The following mentioned code is edited and made by me for you to extract data from word. This code will be beneficial for you to load the doc files in the directory into the excel sheet.
Code:
Sub LoadWordDoc()
Dim F
Dim x As Double
Dim FolderYear As String
Dim DocMonth As String
Dim DocPath As String
Dim FName()
Dim Ext As String
'///Load variables values
DocMonth = Sheet1.Range("b1")
FolderYear = Sheet1.Range("b2")
'/// To create the path to search for files
DocPath = "C:\Documents and Settings\montefem\My Documents\Excel Test\word Document\" + FolderYear + "\"

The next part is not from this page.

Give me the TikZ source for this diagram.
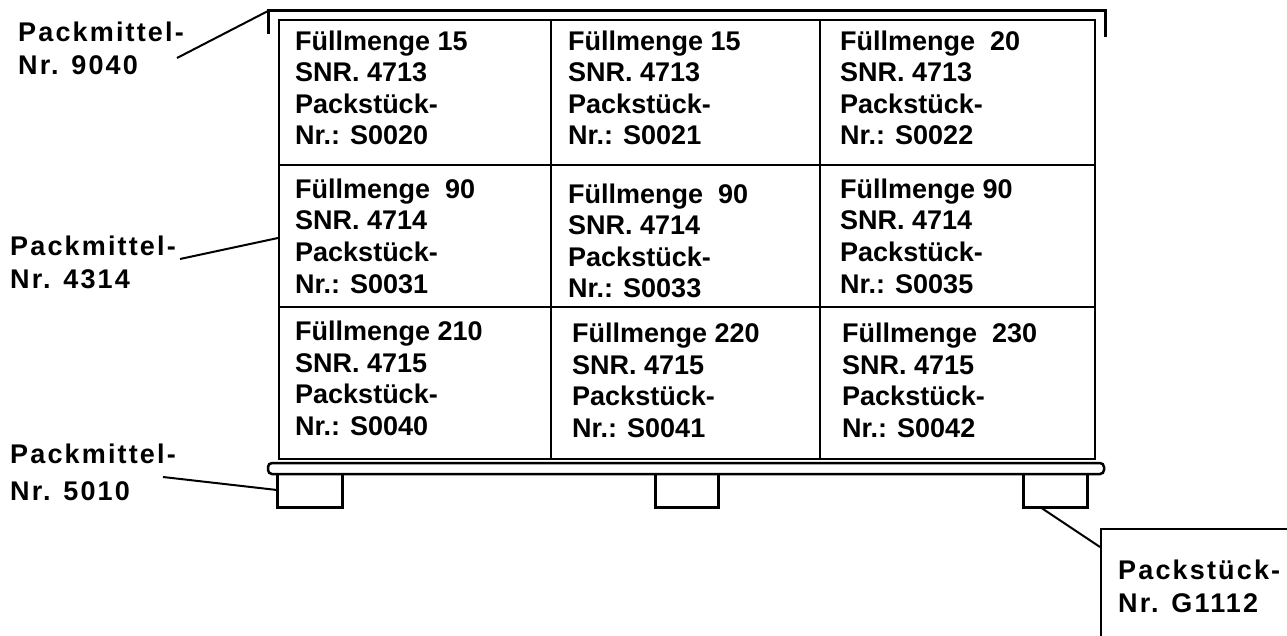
\documentclass[tikz,border=0pt]{standalone}
\usepackage{fontspec}
\setmainfont{Liberation Sans}
\newfontfamily\lblfont{Liberation Sans}[LetterSpace=8]
\begin{document}
\begin{tikzpicture}[x=1pt,y=-1pt,
  cell/.style={anchor=base west, align=left, inner sep=0pt, font=\bfseries\fontsize{27}{31.5}\selectfont},
  lbl/.style={anchor=base west, align=left, inner sep=0pt, font=\lblfont\bfseries\fontsize{27}{33}\selectfont},
  leader/.style={line width=2pt},
  gridline/.style={line width=2pt},
  heavy/.style={line width=3pt}]
\useasboundingbox (0,0) rectangle (1287,636);
\clip (0,0) rectangle (1287,636);
% grid
\node[draw, gridline, minimum width=816pt, minimum height=439pt, anchor=north west, inner sep=0pt] (grid) at (278,19) {};
\draw[gridline] (551,19) -- (551,458);
\draw[gridline] (820,19) -- (820,458);
\draw[gridline] (278,165) -- (1094,165);
\draw[gridline] (278,307) -- (1094,307);
% lid
\coordinate (lidL) at (268,11);
\coordinate (lidR) at (1105,11);
\draw[heavy] (268,34) -- (lidL) -- (lidR) -- (1105,37);
% pallet board
\draw[line width=2.5pt, rounded corners=4pt] (268,463) rectangle (1104,474);
% feet
\coordinate (footL) at (277,474);
\draw[heavy] (footL) -- (277,507) -- (342,507) -- (342,474);
\draw[heavy] (655,474) -- (655,507) -- (718,507) -- (718,474);
\coordinate (footR) at (1040,507);
\draw[heavy] (1023,474) -- (1023,507) -- (1087,507) -- (1087,474);
% cells (anchor = baseline of last line)
\node[cell] (c11) at (295,145) {Füllmenge 15\\SNR. 4713\\Packstück-\\Nr.: S0020};
\node[cell] (c12) at (568,145) {Füllmenge 15\\SNR. 4713\\Packstück-\\Nr.: S0021};
\node[cell] (c13) at (840,145) {Füllmenge\ \ 20\\SNR. 4713\\Packstück-\\Nr.: S0022};
\node[cell] (c21) at (295,293) {Füllmenge\ \ 90\\SNR. 4714\\Packstück-\\Nr.: S0031};
\node[cell] (c22) at (568,298) {Füllmenge\ \ 90\\SNR. 4714\\Packstück-\\Nr.: S0033};
\node[cell] (c23) at (840,293) {Füllmenge 90\\SNR. 4714\\Packstück-\\Nr.: S0035};
\node[cell] (c31) at (295,435) {Füllmenge 210\\SNR. 4715\\Packstück-\\Nr.: S0040};
\node[cell] (c32) at (572,437) {Füllmenge 220\\SNR. 4715\\Packstück-\\Nr.: S0041};
\node[cell] (c33) at (842,437) {Füllmenge\ \ 230\\SNR. 4715\\Packstück-\\Nr.: S0042};
% labels
\node[lbl] (l9040) at (18,75) {Packmittel-\\Nr. 9040};
\node[lbl] (l4314) at (10,288) {Packmittel-\\Nr. 4314};
\node[lbl] (l5010) at (10,500) {Packmittel-\\[4pt]Nr. 5010};
\coordinate (s9040) at (177,58);
\coordinate (s4314) at (180,259);
\coordinate (s5010) at (163,477);
\coordinate (gridL) at (278,238);
\coordinate (footLside) at (277,490);
\draw[leader] (s9040) -- (lidL);
\draw[leader] (s4314) -- (gridL);
\draw[leader] (s5010) -- (footLside);
% bottom right box
\node[draw, gridline, minimum width=240pt, minimum height=140pt, anchor=north west, inner sep=0pt] (boxG) at (1100,528) {};
\node[lbl] (tG) at (1118,612) {Packstück-\\Nr. G1112};
\coordinate (boxGin) at (1100,547);
\draw[leader] (footR) -- (boxGin);
\end{tikzpicture}
\end{document}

'///here i think I should use the varibe DocMonth just to list the doc with Feb in the string but I do not know how.
Ext = "*.doc"
'///To load all files from that directory and place in F as an array
ChDir (DocPath)
F = Dir(DocPath & Ext)
Application.DisplayAlerts = False
x = 2
'///Clear previous values
Sheet1.Range("g2:g100").ClearContents
'///to place the files name in the settings sheet in the xls application to manipulate them
Sheet1.Activate
With ActiveSheet
Do While Len(F) > 0
ReDim Preserve FName(2, x)
FName(2, x) = DocPath & F
Cells(x, "G") = FName(2, x)
x = x + 1
F = Dir()
Loop
If x = 1 Then MsgBox "No Files": GoTo 20
End With
20
End Sub